--- start of The records ---

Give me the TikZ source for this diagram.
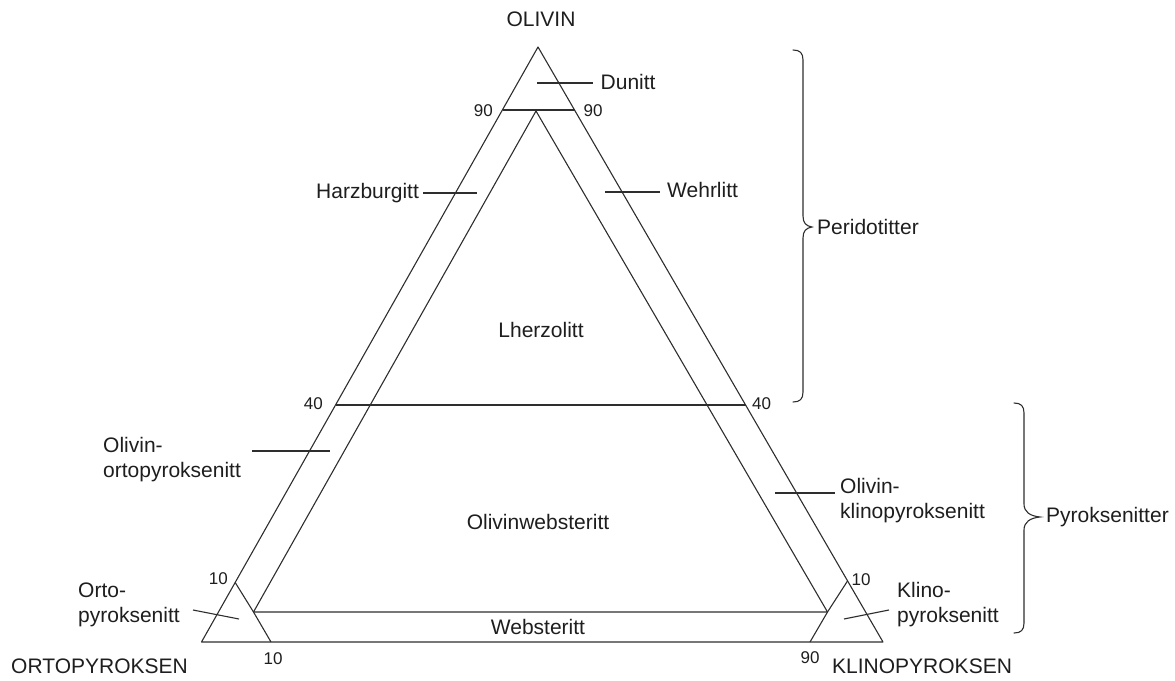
\documentclass[tikz,border=0pt]{standalone}
\usepackage{fontspec}
\setmainfont{Liberation Sans}
\definecolor{ink}{HTML}{1E1E1E}
\definecolor{rule}{HTML}{2E2E2E}
\begin{document}
\begin{tikzpicture}[x=1pt,y=-1pt,
  edge/.style={draw=rule, line width=1.1pt, line join=round},
  lead/.style={draw=rule, line width=1.1pt},
  brace/.style={draw=rule, line width=1.1pt, line cap=round},
  lbl/.style={font=\fontsize{21}{25}\selectfont, text=ink, inner sep=0pt, align=left},
  num/.style={font=\fontsize{17}{20}\selectfont, text=ink, inner sep=0pt},
]
\useasboundingbox (0,0) rectangle (1175,680);

% outer triangle
\coordinate (O) at (538,47);
\coordinate (A) at (201.5,642);
\coordinate (C) at (883,642);
% inner triangle
\coordinate (I) at (536,111);
\coordinate (IA) at (253.5,612);
\coordinate (IC) at (827.5,612);
% division lines on the outer sides
\coordinate (L90) at (502.5,110);
\coordinate (R90) at (574.5,110);
\coordinate (L40) at (335.5,405);
\coordinate (R40) at (745.5,405);
\coordinate (L10) at (235.2,582.5);
\coordinate (B10) at (271,642);
\coordinate (R10) at (847.5,581);
\coordinate (B90) at (810,642);

\draw[edge] (O) -- (A) -- (C) -- cycle;
\draw[edge] (IA) -- (I) -- (IC) -- cycle;
\draw[edge] (L90) -- (R90);
\draw[edge] (L40) -- (R40);
\draw[edge] (L10) -- (IA) -- (B10);
\draw[edge] (R10) -- (IC) -- (B90);

% corner names
\node[lbl, anchor=base] (olv) at (541,26) {OLIVIN};
\node[lbl, anchor=base west] (opx) at (11,673) {ORTOPYROKSEN};
\node[lbl, anchor=base west] (cpx) at (832,673) {KLINOPYROKSEN};

% scale numbers
\node[num, anchor=base east] (n90l) at (493,116) {90};
\node[num, anchor=base west] (n90r) at (583.5,116) {90};
\node[num, anchor=base east] (n40l) at (323,409) {40};
\node[num, anchor=base west] (n40r) at (752,409) {40};
\node[num, anchor=base east] (n10l) at (228,584) {10};
\node[num, anchor=base] (n10b) at (273,664) {10};
\node[num, anchor=base west] (n10r) at (851.5,585) {10};
\node[num, anchor=base] (n90b) at (810,663) {90};

% field names inside
\node[lbl, anchor=base] (lhz) at (541,337) {Lherzolitt};
\node[lbl, anchor=base] (owb) at (538,529) {Olivinwebsteritt};
\node[lbl, anchor=base] (wbs) at (538,634) {Websteritt};

% field names outside with leaders (two-line labels sit on their last baseline)
\node[lbl, anchor=base west] (dun) at (600.5,89) {Dunitt};
\coordinate (dunA) at (537,83);
\coordinate (dunB) at (593,83);
\draw[lead] (dunA) -- (dunB);

\node[lbl, anchor=base west] (hzb) at (316,198) {Harzburgitt};
\coordinate (hzbA) at (423,193);
\coordinate (hzbB) at (477,193);
\draw[lead] (hzbA) -- (hzbB);

\node[lbl, anchor=base west] (whr) at (667,197) {Wehrlitt};
\coordinate (whrA) at (605,192);
\coordinate (whrB) at (660,192);
\draw[lead] (whrA) -- (whrB);

\node[lbl, anchor=base west] (oopx) at (103,477) {Olivin-\\ortopyroksenitt};
\coordinate (oopxA) at (252,451);
\coordinate (oopxB) at (330,451);
\draw[lead] (oopxA) -- (oopxB);

\node[lbl, anchor=base west] (ocpx) at (840,518) {Olivin-\\klinopyroksenitt};
\coordinate (ocpxA) at (775,493);
\coordinate (ocpxB) at (835,493);
\draw[lead] (ocpxA) -- (ocpxB);

\node[lbl, anchor=base west] (opxt) at (78,622) {Orto-\\pyroksenitt};
\coordinate (opxtA) at (193,610);
\coordinate (opxtB) at (239,619);
\draw[lead] (opxtA) -- (opxtB);

\node[lbl, anchor=base west] (cpxt) at (897,622) {Klino-\\pyroksenitt};
\coordinate (cpxtA) at (844,619);
\coordinate (cpxtB) at (889,610);
\draw[lead] (cpxtA) -- (cpxtB);

% group braces
\node[lbl, anchor=west] (per) at (817,227) {Peridotitter};
\draw[brace] (793,50) .. controls (800,50) and (803,53) .. (803,60)
  -- (803,216) .. controls (803,223) and (806,226) .. (812,227)
  .. controls (806,228) and (803,231) .. (803,238)
  -- (803,392) .. controls (803,399) and (800,402) .. (793,402);

\node[lbl, anchor=west] (pyr) at (1046,517) {Pyroksenitter};
\draw[brace] (1014,403) .. controls (1021,403) and (1024,406) .. (1024,413)
  -- (1024,504) .. controls (1024,512) and (1030,516) .. (1040,517)
  .. controls (1030,518) and (1024,522) .. (1024,530)
  -- (1024,623) .. controls (1024,630) and (1021,633) .. (1014,633);
\end{tikzpicture}
\end{document}
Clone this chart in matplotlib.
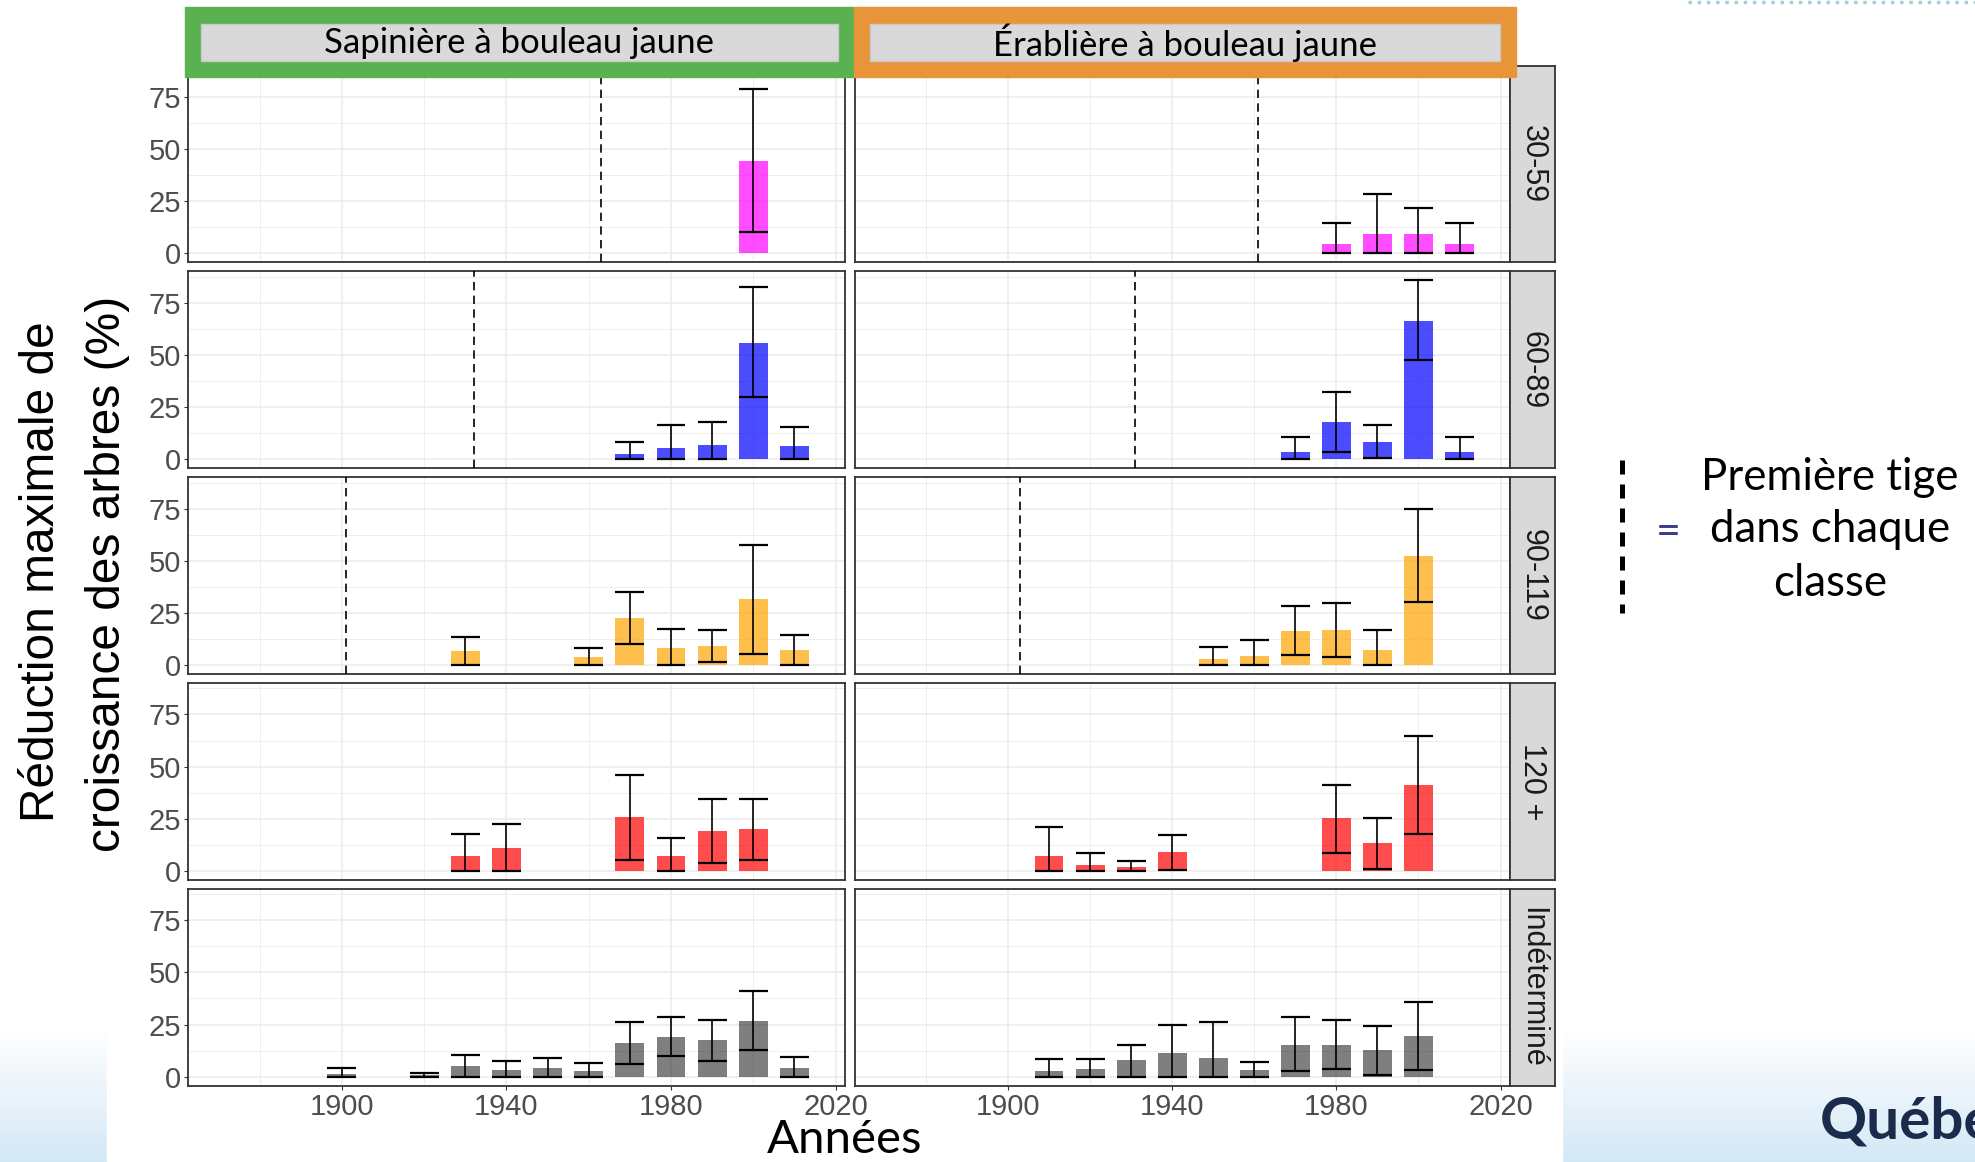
import numpy as np
import matplotlib
matplotlib.use("Agg")
import matplotlib.pyplot as plt
from matplotlib.patches import Rectangle
from matplotlib.ticker import MultipleLocator, FixedLocator
from matplotlib.colors import LinearSegmentedColormap

plt.rcParams['font.family'] = ['Liberation Sans', 'DejaVu Sans']

W, H = 1975, 1162

zones = ["Sapinière à bouleau jaune", "Érablière à bouleau jaune"]
classes = ["30-59", "60-89", "90-119", "120 +", "Indéterminé"]
couleurs = ["#FF00FF", "#0000FF", "#FFA500", "#FF0000", "#000000"]
alphas = [0.7, 0.7, 0.7, 0.7, 0.5]

# année de la première tige dans chaque classe (None = hors graphique)
premiere_sap = [1963, 1932, 1901, None, None]
premiere_era = [1961, 1931, 1903, None, None]

# --- Sapinière à bouleau jaune ---
sap_30_an = [2000]
sap_30_moy = [44.4]
sap_30_bas = [9.9]
sap_30_haut = [78.8]

sap_60_an = [1970, 1980, 1990, 2000, 2010]
sap_60_moy = [2.4, 5.3, 6.9, 55.8, 6.3]
sap_60_bas = [0, 0, 0, 29.5, 0]
sap_60_haut = [8.2, 16.5, 17.8, 82.7, 15.1]

sap_90_an = [1930, 1960, 1970, 1980, 1990, 2000, 2010]
sap_90_moy = [6.6, 3.7, 22.4, 8.0, 9.0, 31.6, 7.1]
sap_90_bas = [0, 0, 9.8, 0, 1.6, 5.3, 0]
sap_90_haut = [13.3, 8.3, 35.1, 17.3, 16.5, 57.7, 14.3]

sap_120_an = [1930, 1940, 1970, 1980, 1990, 2000]
sap_120_moy = [7.1, 10.9, 25.8, 7.1, 19.1, 20.0]
sap_120_bas = [0, 0, 5.1, 0, 3.5, 5.1]
sap_120_haut = [17.8, 22.6, 45.8, 15.9, 34.3, 34.3]

sap_ind_an = [1900, 1920, 1930, 1940, 1950, 1960, 1970, 1980, 1990, 2000, 2010]
sap_ind_moy = [1.3, 1.0, 5.1, 3.2, 4.2, 2.7, 16.2, 19.1, 17.6, 26.8, 4.2]
sap_ind_bas = [0, 0, 0, 0, 0, 0, 6.1, 9.8, 7.4, 12.8, 0]
sap_ind_haut = [4.2, 1.9, 10.6, 7.5, 9.0, 6.4, 26.3, 28.4, 27.2, 40.9, 9.5]

# --- Érablière à bouleau jaune ---
era_30_an = [1980, 1990, 2000, 2010]
era_30_moy = [4.3, 9.1, 9.1, 4.3]
era_30_bas = [0, 0, 0, 0]
era_30_haut = [14.3, 28.2, 21.5, 14.3]

era_60_an = [1970, 1980, 1990, 2000, 2010]
era_60_moy = [3.4, 17.8, 8.2, 66.3, 3.4]
era_60_bas = [0, 3.4, 0.3, 47.4, 0]
era_60_haut = [10.6, 32.2, 16.3, 85.7, 10.6]

era_90_an = [1950, 1960, 1970, 1980, 1990, 2000]
era_90_moy = [2.7, 4.3, 16.2, 16.7, 7.1, 52.2]
era_90_bas = [0, 0, 4.5, 3.8, 0, 30.3]
era_90_haut = [8.5, 11.9, 28.2, 29.6, 16.8, 75.0]

era_120_an = [1910, 1920, 1930, 1940, 1980, 1990, 2000]
era_120_moy = [7.1, 2.7, 1.8, 9.0, 25.3, 13.3, 41.2]
era_120_bas = [0, 0, 0, 0.5, 8.7, 0.6, 17.8]
era_120_haut = [21.2, 8.3, 4.6, 17.1, 41.3, 25.5, 64.9]

era_ind_an = [1910, 1920, 1930, 1940, 1950, 1960, 1970, 1980, 1990, 2000]
era_ind_moy = [2.7, 3.7, 8.0, 11.4, 9.0, 3.2, 15.2, 15.2, 12.8, 19.6]
era_ind_bas = [0, 0, 0, 0, 0, 0, 2.7, 3.7, 0.8, 3.4]
era_ind_haut = [8.7, 8.7, 15.4, 25.0, 26.4, 6.9, 28.4, 27.1, 24.4, 35.7]

panneaux = [
    [(sap_30_an, sap_30_moy, sap_30_bas, sap_30_haut), (era_30_an, era_30_moy, era_30_bas, era_30_haut)],
    [(sap_60_an, sap_60_moy, sap_60_bas, sap_60_haut), (era_60_an, era_60_moy, era_60_bas, era_60_haut)],
    [(sap_90_an, sap_90_moy, sap_90_bas, sap_90_haut), (era_90_an, era_90_moy, era_90_bas, era_90_haut)],
    [(sap_120_an, sap_120_moy, sap_120_bas, sap_120_haut), (era_120_an, era_120_moy, era_120_bas, era_120_haut)],
    [(sap_ind_an, sap_ind_moy, sap_ind_bas, sap_ind_haut), (era_ind_an, era_ind_moy, era_ind_bas, era_ind_haut)],
]
premieres = [premiere_sap, premiere_era]

x_major = [1900, 1940, 1980, 2020]
x_minor = [1880, 1920, 1960, 2000]


def px(x0, y0, x1, y1):
    # pixel box (top-left origin) -> figure fraction
    return [x0 / W, 1 - y1 / H, (x1 - x0) / W, (y1 - y0) / H]


fig = plt.figure(figsize=(W / 100, H / 100), dpi=100)

# fond de diapositive
bg = fig.add_axes([0, 0, 1, 1])
bg.set_zorder(-5)
grad = np.linspace(0, 1, 200).reshape(-1, 1)
cmap_bg = LinearSegmentedColormap.from_list("bleu", ["#FFFFFF", "#D4E8F6"])
bg.imshow(grad, extent=(0, W, H, 1030), aspect='auto', cmap=cmap_bg)
bg.add_patch(Rectangle((107, 0), 1562 - 107, H, color='white'))
bg.set_xlim(0, W)
bg.set_ylim(H, 0)
bg.axis('off')

col_x = [(188, 845), (854.6, 1510)]
larg = 7

for i in range(5):
    bot = 262 + i * 205.9
    top = bot - 196.5
    for j in range(2):
        x0, x1 = col_x[j]
        ax = fig.add_axes(px(x0, top, x1, bot))
        an, moy, bas, haut = panneaux[i][j]
        an = np.array(an)
        ax.bar(an, moy, width=larg, color=couleurs[i], alpha=alphas[i], zorder=2)
        ax.vlines(an, bas, haut, color='black', lw=1.2, zorder=3)
        ax.hlines(bas, an - larg / 2, an + larg / 2, color='black', lw=1.6, zorder=3)
        ax.hlines(haut, an - larg / 2, an + larg / 2, color='black', lw=1.6, zorder=3)
        p = premieres[j][i]
        if p is not None:
            ax.axvline(p, color='black', lw=1.2, dashes=(5, 3.2), zorder=3)

        ax.set_xlim(1862.6, 2022.3)
        ax.set_ylim(-4.3, 90)
        ax.xaxis.set_major_locator(FixedLocator(x_major))
        ax.xaxis.set_minor_locator(FixedLocator(x_minor))
        ax.yaxis.set_major_locator(MultipleLocator(25))
        ax.yaxis.set_minor_locator(MultipleLocator(12.5))
        ax.grid(which='major', color='#EBEBEB', lw=1.1)
        ax.grid(which='minor', color='#EBEBEB', lw=0.6)
        ax.set_axisbelow(True)
        for s in ax.spines.values():
            s.set_color('#333333')
            s.set_linewidth(1.3)
        ax.tick_params(which='minor', length=0)
        ax.tick_params(which='major', length=3, color='#333333', labelcolor='#4D4D4D',
                       labelsize=21, pad=2)
        if j == 1:
            ax.tick_params(axis='y', left=False, labelleft=False)
        if i < 4:
            ax.tick_params(axis='x', bottom=False, labelbottom=False)

    # bandeau de droite
    st = fig.add_axes(px(1510, top, 1555, bot))
    st.set_facecolor('#D9D9D9')
    st.set_xticks([])
    st.set_yticks([])
    for s in st.spines.values():
        s.set_color('#333333')
        s.set_linewidth(1.3)
    st.text(0.5, 0.5, classes[i], rotation=270, ha='center', va='center',
            fontsize=22, color='#1A1A1A', transform=st.transAxes)

# titres d'axes
fig.text(42 / W, 1 - 572 / H, "Réduction maximale de", rotation=90,
         ha='center', va='center', fontsize=34.5)
fig.text(107 / W, 1 - 574 / H, "croissance des arbres (%)", rotation=90,
         ha='center', va='center', fontsize=34.5)
fig.text(845 / W, 1 - 1140 / H, "Années", ha='center', va='center',
         fontsize=34, family=['Lato', 'DejaVu Sans'])

# superposition : en-têtes, légende, logo
ov = fig.add_axes([0, 0, 1, 1])
ov.set_zorder(10)
ov.set_xlim(0, W)
ov.set_ylim(H, 0)
ov.axis('off')
ov.patch.set_alpha(0)

entetes = [(184.5, 854, '#5AB14F'), (854, 1515.7, '#E8953A')]
for (a, b, c), nom in zip(entetes, zones):
    ov.add_patch(Rectangle((a, 7.3), b - a, 69.4, color=c))
    ov.add_patch(Rectangle((a + 16, 24), b - a - 32, 37, facecolor='#D9D9D9',
                           edgecolor='#C9C9C9', lw=1))
    ov.text((a + b) / 2, 43, nom, ha='center', va='center', fontsize=25,
            family=['Lato', 'DejaVu Sans'], color='black')

ov.plot([1622, 1622], [460, 613], color='black', lw=3.6, dashes=(2.8, 2.0))
ov.text(1668, 532, "=", ha='center', va='center', fontsize=31, color='#3B3B8C',
        family=['Lato', 'DejaVu Sans'])
for yy, t in zip([477, 530, 583], ["Première tige", "dans chaque", "classe"]):
    ov.text(1830, yy, t, ha='center', va='center', fontsize=31.5,
            family=['Lato', 'DejaVu Sans'], color='black')

ov.plot([1688, 1975], [2, 2], color='#9ED3DA', lw=2.5, ls=':')
ov.text(1820, 1138, "Québec", ha='left', va='baseline', fontsize=42, fontweight='bold',
        color='#1B2B4B', family=['Lato', 'DejaVu Sans'])

fig.savefig("out.png", dpi=100)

--- end of The records ---

*Stated goal*: From the records given above, copy all lines containing "this".

*Exercise solution*:
Give me the TikZ source for this diagram.
Clone this chart in matplotlib.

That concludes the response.